Claro que eles não dizem isso apontando pra mim, porque eles não sabem que eu sou "dahlit". E não sabem disso porque, bem, eu nunca atrasei turma nenhuma. Eu sempre tive consciência e capacidade pra correr atrás quando eu não entendi uma matéria, a escola pública não tira essas coisas de ninguém. Eu consegui aprender tudo que os professores passaram até agora, tanto quanto um Jean Piaget. Na escola, eu não tive Camões, e o professor X assumiu que todo mundo já sabia. Eu não decorei as características das três fases do Drummond, como o professor Y disse que era impossível não saber. Eu não sabia que soneto era um poema em tal modelo e tal metrificação e que surgiu em tal movimento - mas eu sempre li Vinícius. Eu sempre senti Vinícius. E quando eu precisei falar de Vinicius, eu tirei 9.

Essas pessoas não sabem que eu sou da escola pública (SOU, nunca deixarei de ser) porque eu tenho boas notas, faço perguntas nas aulas, tô concorrendo a uma iniciação científica, e não é isso que elas esperam de um aluno "mal formado".
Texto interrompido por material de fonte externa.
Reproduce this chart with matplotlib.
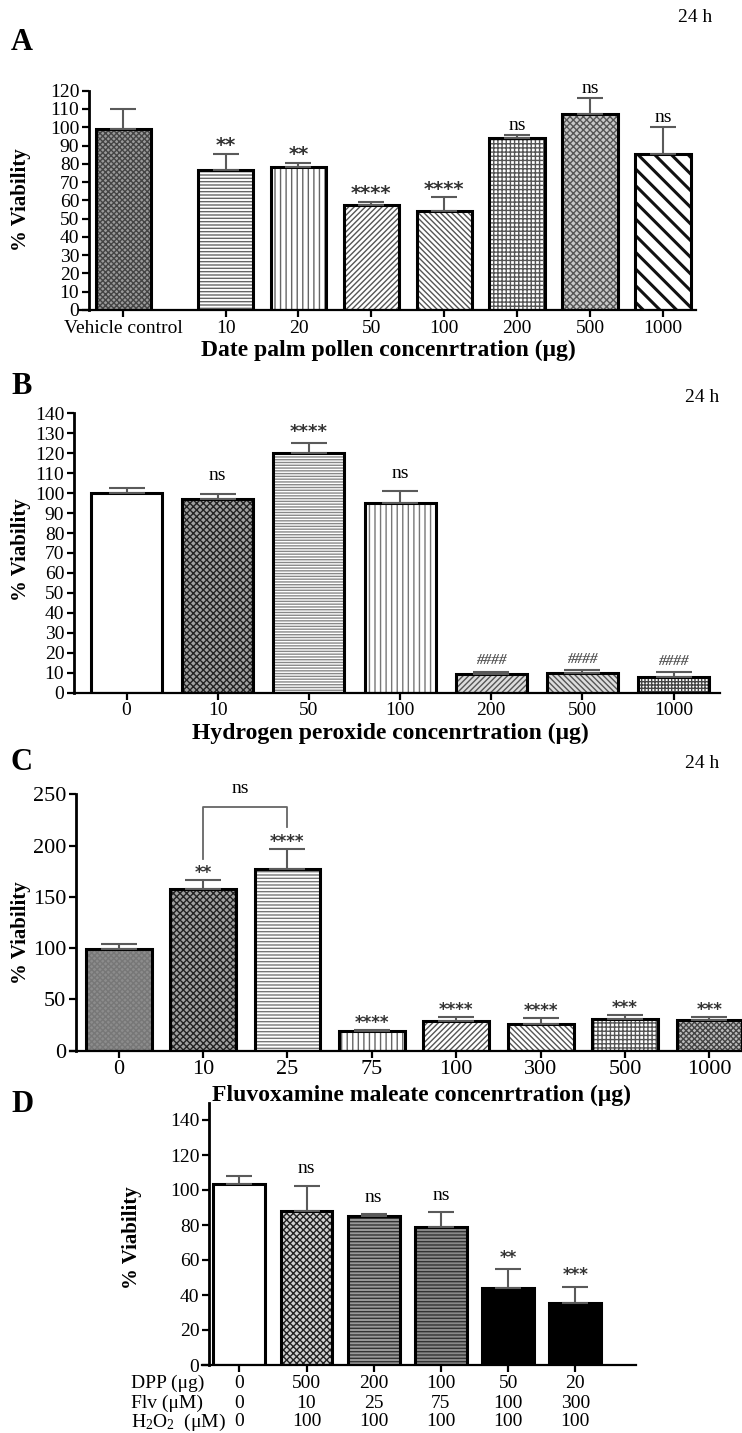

"Ah não, mas você é exceção, você sim se esforçou, não precisou de ajuda nenhuma" já ouvi. Meus amigos também se esforçaram, muito, tanto ou mais que eu. Eu só dei sorte. Era meu caminho. Eu tive uma grande ajuda: meus pais, que possibilitaram que eu estudasse em vez de ter que trabalhar, que me compraram livros na infância pra que eu tomasse gosto pela leitura. Quantos na minha escola (e nem vamos falar no Brasil todo) tiveram isso? E a minha amiga igualmente esforçada, que não teve e acabou por desistir pensando que nunca conseguiria? Será que, se meus chutes não tivessem dado em gol, eu também teria desistido?

A USP é uma universidade pública (pública = de todo o povo) na qual, ironicamente, espera-se que ingresse apenas a elite. Se não fosse pelo movimento estudantil, não teríamos transporte gratuito, bandejão, (poucas) moradias, benefícios sem os quais muitos teriam que abandonar o curso. Já não temos mais vagas na creche. Já se fala em mensalidades para um futuro próximo. Mas aqueles que discordam disso tudo são vistos - inclusive pelos beneficiados - como vagabundos que "em vez de estudar tão aí, atrapalhando. Devem ser todos infiltrados de partidos políticos."

Hoje eu fui obrigada a ouvir um professor deslegitimando o pedido por cotas (raciais, sociais e para pessoas com deficiência) e chamando essa luta de "ditadura da minoria", já que "a maioria dos alunos é até à favor de cotas, mas não que isso atrapalhe" as aulinhas.

Professor, você é a minoria. Eu sou a minoria. Nossa sala de 60 alunos é a minoria. A maioria está lá fora. E graças a pessoas como você, continuará lá fora.

Professor, se as cotas existissem na USP, meu mérito não dependeria da sorte. Meus amigos poderiam estar na sua sala pra levantar a mão e dizer que você está errado.

Eu estou é cansada. Eu só levantei, e saí.